Emergence of allegations of abuse in Goldenbridge
7.63 The allegations of abuse in Goldenbridge first entered the public domain with the broadcast by RTE Radio 1 of an interview with an ex-resident, Ms Christine Buckley, on the Gay Byrne morning radio show. This was broadcast on 8th November 1992.
7.64 It was the quest for her parents, and in particular for her father, which she undertook in her 30s, that brought Christine Buckley to the Gay Byrne show, but during the interview she was asked about her experience of growing up in Goldenbridge in Dublin. She described abuses that she and others suffered while resident there. Immediately, phone calls came in to RTE from women and men who had had similar experiences and who wished to extend their good wishes and sympathy to her. Meetings were set up with ex-residents, and the story was picked up by most of the national media.
7.65 Stories about institutional abuse, and in particular about Goldenbridge Industrial School, continued to appear sporadically in newspapers for the following couple of years, but it was not until 1996, when the ‘Dear Daughter’ programme was broadcast, that Goldenbridge was once again the subject of intense media coverage and speculation.
7.66 Shortly after the airing of ‘Dear Daughter’, Sr Alida was interviewed on the current affairs programme, Prime Time. In the course of that interview, she admitted that she had been harsh at times, but denied that children were abused in the horrific way described in many of the headlines. According to Sr Helena O’Donoghue, ‘This denial would appear to have been almost completely ignored in the public domain and it would appear that judgment had been given’.
7.67 Shortly before the ‘Dear Daughter’ programme was broadcast on RTE, the Sisters of Mercy commissioned a professional childcare expert to write a report to assess the allegations which were being made by former residents in Goldenbridge. The Crowley Report offered little comfort to the Sisters who had commissioned it.

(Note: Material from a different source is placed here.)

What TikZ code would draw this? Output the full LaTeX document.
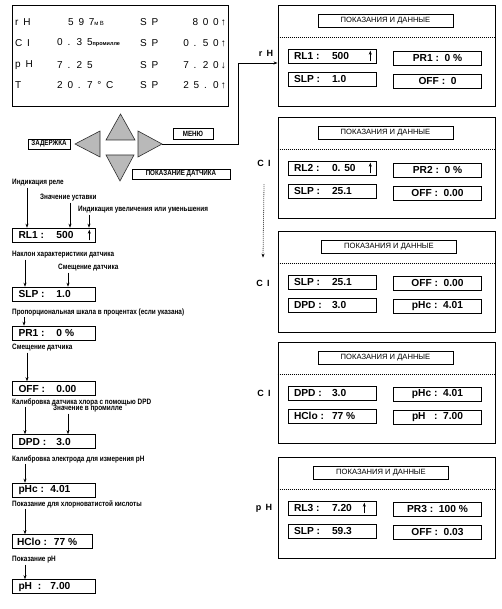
\documentclass[tikz,border=0pt]{standalone}
\usepackage{fontspec}
\setmainfont{Liberation Sans}
\newfontfamily\cndfont[FakeStretch=0.82]{Liberation Sans}
\newfontfamily\dispfont[LetterSpace=20]{Liberation Sans}
\usetikzlibrary{arrows.meta}
\newcommand{\lv}[2]{\makebox[38pt][l]{#1}#2}

\begin{document}
\begin{tikzpicture}[x=1pt, y=-1pt,
    frame/.style={draw, line width=0.9pt, inner sep=0},
    panel/.style={frame, minimum width=217, minimum height=101},
    ttl/.style={draw, line width=0.6pt, inner sep=0, minimum width=135, minimum height=13, font=\fontsize{7.6}{8}\selectfont},
    vbox/.style={draw, line width=0.6pt, inner sep=0, minimum height=14, font=\bfseries\fontsize{10.2}{11}\selectfont},
    lbox/.style={vbox, minimum width=83},
    rbox/.style={vbox, minimum width=88},
    keybox/.style={draw, line width=0.6pt, inner sep=0, font=\cndfont\bfseries\fontsize{7.6}{8}\selectfont},
    lbl/.style={anchor=west, inner sep=1pt, font=\cndfont\bfseries\fontsize{7.8}{8}\selectfont},
    dtxt/.style={anchor=west, inner sep=0, font=\dispfont\fontsize{10}{11}\selectfont},
    side/.style={inner sep=1pt, font=\dispfont\bfseries\fontsize{9}{10}\selectfont},
    key/.style={fill=gray!55, draw=gray!35!black, line width=0.6pt},
    arr/.style={-{Stealth[length=4pt,width=3pt]}, line width=0.6pt},
    dots/.style={line width=0.8pt, dash pattern=on 0.8pt off 1.2pt}
]
\useasboundingbox (0,0) rectangle (501,609);

% display
\node[frame, minimum width=216, minimum height=101] (disp) at (120,55.5) {};
\node[dtxt] (d1a) at (15,22) {r H};
\node[dtxt] (d1b) at (68,22) {5 9 7{\fontsize{6}{7}\selectfont мВ}};
\node[dtxt] (d1c) at (140,22) {S P};
\node[dtxt, anchor=east] (d1d) at (226,22) {8 0 0↑};
\node[dtxt] (d2a) at (15,43) {C I};
\node[dtxt] (d2b) at (57,43) {0 . 3 5{\addfontfeature{LetterSpace=0}\bfseries\fontsize{5.5}{6}\selectfont промилле}};
\node[dtxt] (d2c) at (140,43) {S P};
\node[dtxt, anchor=east] (d2d) at (226,43) {0 . 5 0↑};
\node[dtxt] (d3a) at (15,65) {p H};
\node[dtxt] (d3b) at (57,65) {7 . 2 5};
\node[dtxt] (d3c) at (140,65) {S P};
\node[dtxt, anchor=east] (d3d) at (226,65) {7 . 2 0↓};
\node[dtxt] (d4a) at (15,85) {T};
\node[dtxt] (d4b) at (57,85) {2 0 . 7 ° C};
\node[dtxt] (d4c) at (140,85) {S P};
\node[dtxt, anchor=east] (d4d) at (226,85) {2 5 . 0↑};

% keys
\filldraw[key] (106,140) -- (135,140) -- (120.5,114) -- cycle;
\filldraw[key] (75,144) -- (100,131) -- (100,157) -- cycle;
\filldraw[key] (138,131) -- (138,157) -- (162,144) -- cycle;
\filldraw[key] (106,155) -- (134,155) -- (120,181) -- cycle;
\coordinate (rtip) at (162,144);
\node[keybox, minimum width=42, minimum height=10] (zad) at (49,144) {ЗАДЕРЖКА};
\node[keybox, minimum width=40, minimum height=11] (menu) at (193,133.5) {МЕНЮ};
\node[keybox, minimum width=98, minimum height=10] (pokd) at (181,174) {ПОКАЗАНИЕ ДАТЧИКА};

% left column
\node[lbl] (l1) at (11,183) {Индикация реле};
\node[lbl] (l2) at (39,198) {Значение уставки};
\node[lbl] (l3) at (77,210) {Индикация увеличения или уменьшения};
\node[lbox] (rl1) at (53.5,235) {\makebox[70pt][l]{\lv{RL1 :}{500}}};
\draw[arr] ([xshift=-6pt,yshift=2pt]rl1.south east) -- ([xshift=-6pt,yshift=-2pt]rl1.north east);
\draw[arr] (l1.south -| 27,0) -- (27,0 |- rl1.north);
\draw[arr] (l2.south -| 70,0) -- (70,0 |- rl1.north);
\draw[arr] (l3.south -| 89,0) -- (89,0 |- rl1.north);

\node[lbl] (l4) at (11,255) {Наклон характеристики датчика};
\node[lbl] (l5) at (57,268) {Смещение датчика};
\node[lbox] (slp) at (53.5,294) {\makebox[70pt][l]{\lv{SLP :}{1.0}}};
\draw[arr] (l4.south -| 25,0) -- (25,0 |- slp.north);
\draw[arr] (l5.south -| 68,0) -- (68,0 |- slp.north);

\node[lbl] (l6) at (11,312) {Пропорциональная шкала в процентах (если указана)};
\node[lbox] (pr1) at (53.5,333) {\makebox[70pt][l]{\lv{PR1 :}{0 \%}}};
\draw[arr] (l6.south -| 24,0) -- (24,0 |- pr1.north);

\node[lbl] (l7) at (11,348) {Смещение датчика};
\node[lbox] (off) at (53.5,388.5) {\makebox[70pt][l]{\lv{OFF :}{0.00}}};
\draw[arr] (l7.south -| 27,0) -- (27,0 |- off.north);

\node[lbl] (l8) at (11,402) {Калибровка датчика хлора с помощью DPD};
\node[lbl] (l9) at (52,409) {Значение в промилле};
\node[lbox] (dpd) at (53.5,441.5) {\makebox[70pt][l]{\lv{DPD :}{3.0}}};
\draw[arr] (l8.south -| 25,0) -- (25,0 |- dpd.north);
\draw[arr] (l9.south -| 68,0) -- (68,0 |- dpd.north);

\node[lbl] (l10) at (11,459) {Калибровка электрода для измерения pH};
\node[lbox] (phc) at (53.5,490) {\makebox[70pt][l]{\makebox[32pt][l]{pHc :}4.01}};
\draw[arr] (l10.south -| 25,0) -- (25,0 |- phc.north);

\node[lbl] (l11) at (11,504) {Показание для хлорноватистой кислоты};
\node[lbox, minimum width=80] (hclo) at (52,541.5) {\makebox[70pt][l]{\makebox[37pt][l]{HClo :}77 \%}};
\draw[arr] (l11.south -| 25,0) -- (25,0 |- hclo.north);

\node[lbl] (l12) at (11,560) {Показание pH};
\node[lbox] (ph) at (53.5,586.5) {\makebox[70pt][l]{\makebox[32pt][l]{pH\ \ :}7.00}};
\draw[arr] (l12.south -| 25,0) -- (25,0 |- ph.north);

% panels
\node[panel] (p1) at (386.5,55.5) {};
\node[ttl] (t1) at (385.5,20.5) {ПОКАЗАНИЯ И ДАННЫЕ};
\draw[dots] (p1.west |- 0,37) -- (p1.east |- 0,37);
\node[rbox] (b11) at (332,56) {\makebox[76pt][l]{\lv{RL1 :}{500}}};
\draw[arr] ([xshift=-6pt,yshift=2pt]b11.south east) -- ([xshift=-6pt,yshift=-2pt]b11.north east);
\node[rbox] (b12) at (437.5,58) {PR1 :\ \ 0 \%};
\node[rbox] (b13) at (332,79) {\makebox[76pt][l]{\lv{SLP :}{1.0}}};
\node[rbox] (b14) at (437.5,81) {OFF :\ \ 0};
\node[side] (rh) at (266,53) {r H};

\node[panel] (p2) at (386.5,167.5) {};
\node[ttl] (t2) at (385.5,132.5) {ПОКАЗАНИЯ И ДАННЫЕ};
\draw[dots] (p2.west |- 0,149) -- (p2.east |- 0,149);
\node[rbox] (b21) at (332,168) {\makebox[76pt][l]{\lv{RL2 :}{0. 50}}};
\draw[arr] ([xshift=-6pt,yshift=2pt]b21.south east) -- ([xshift=-6pt,yshift=-2pt]b21.north east);
\node[rbox] (b22) at (437.5,170) {PR2 :\ \ 0 \%};
\node[rbox] (b23) at (332,191) {\makebox[76pt][l]{\lv{SLP :}{25.1}}};
\node[rbox] (b24) at (437.5,193) {OFF :\ \ 0.00};
\node[side] (cl2) at (264,163) {C I};

\node[panel] (p3) at (386.5,281.5) {};
\node[ttl] (t3) at (389,246.5) {ПОКАЗАНИЯ И ДАННЫЕ};
\draw[dots] (p3.west |- 0,263) -- (p3.east |- 0,263);
\node[rbox] (b31) at (332,282) {\makebox[76pt][l]{\lv{SLP :}{25.1}}};
\node[rbox] (b32) at (437.5,283) {OFF :\ \ 0.00};
\node[rbox] (b33) at (332,305) {\makebox[76pt][l]{\lv{DPD :}{3.0}}};
\node[rbox] (b34) at (437.5,306) {pHc :\ \ 4.01};
\node[side] (cl3) at (263,283) {C I};

\node[panel] (p4) at (386.5,392.5) {};
\node[ttl] (t4) at (385.5,357.5) {ПОКАЗАНИЯ И ДАННЫЕ};
\draw[dots] (p4.west |- 0,374) -- (p4.east |- 0,374);
\node[rbox] (b41) at (332,393) {\makebox[76pt][l]{\lv{DPD :}{3.0}}};
\node[rbox] (b42) at (437.5,394) {pHc :\ \ 4.01};
\node[rbox] (b43) at (332,416) {\makebox[76pt][l]{\lv{HClo :}{77 \%}}};
\node[rbox] (b44) at (437.5,417) {pH\ \ \ :\ \ 7.00};
\node[side] (cl4) at (264,393) {C I};

\node[panel] (p5) at (386.5,507.5) {};
\node[ttl] (t5) at (381,472.5) {ПОКАЗАНИЯ И ДАННЫЕ};
\draw[dots] (p5.west |- 0,489) -- (p5.east |- 0,489);
\node[rbox] (b51) at (332,508) {\makebox[76pt][l]{\lv{RL3 :}{7.20}}};
\draw[arr] ([xshift=-12pt,yshift=2pt]b51.south east) -- ([xshift=-12pt,yshift=-2pt]b51.north east);
\node[rbox] (b52) at (437.5,509) {PR3 :\ \ 100 \%};
\node[rbox] (b53) at (332,531) {\makebox[76pt][l]{\lv{SLP :}{59.3}}};
\node[rbox] (b54) at (437.5,532) {OFF :\ \ 0.03};
\node[side] (ph5) at (264,508) {p H};

% connectors
\draw[arr] (rtip) -| (238,63) -- (p1.west |- 0,63);
\draw[arr, dots] ([yshift=-17pt]cl2.south) -- ([yshift=21pt]cl3.north);
\end{tikzpicture}
\end{document}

7.68 Mr Crowley interviewed both Sr Alida and Sr Venetia. In his report he stated:
Sr. Venetia confirmed that the general atmosphere was excessively and consistently cruel even relative to standards of the time. She confirmed that fear of and actual physical beatings and verbal abuse was a matter of routine and that the general account of children, for example, waiting on the landings was accurate. Wetting was defined as a crime and, therefore, punishable through humiliation and physical beatings. Sr. Venetia confirmed the allegations in relation to the tumble dryer and drinking from the toilet cistern. She also confirmed the bead making and that failure to obey rules were normally punishable by physical beatings.
7.69 He said of Sr Alida:
She was trained by Sr Bianca, whom she describes as a very large powerful woman with a harsh aggressive and unpredictable personality.
On reflection Sr Alida perceives the policies and practices of the 50s and 60s as being based on ignorance and failing to understand or care appropriately for the children.
7.70 In conclusion, Mr Crowley stated:
The unsafe world of Goldenbridge developed a very particular culture which could not meet the needs of children. Very powerless people had enormous and immediate power over troubled and troublesome children. The abuse of the power and powerlessness was almost inevitable.
Almost any kind of abusive incidents could have occurred.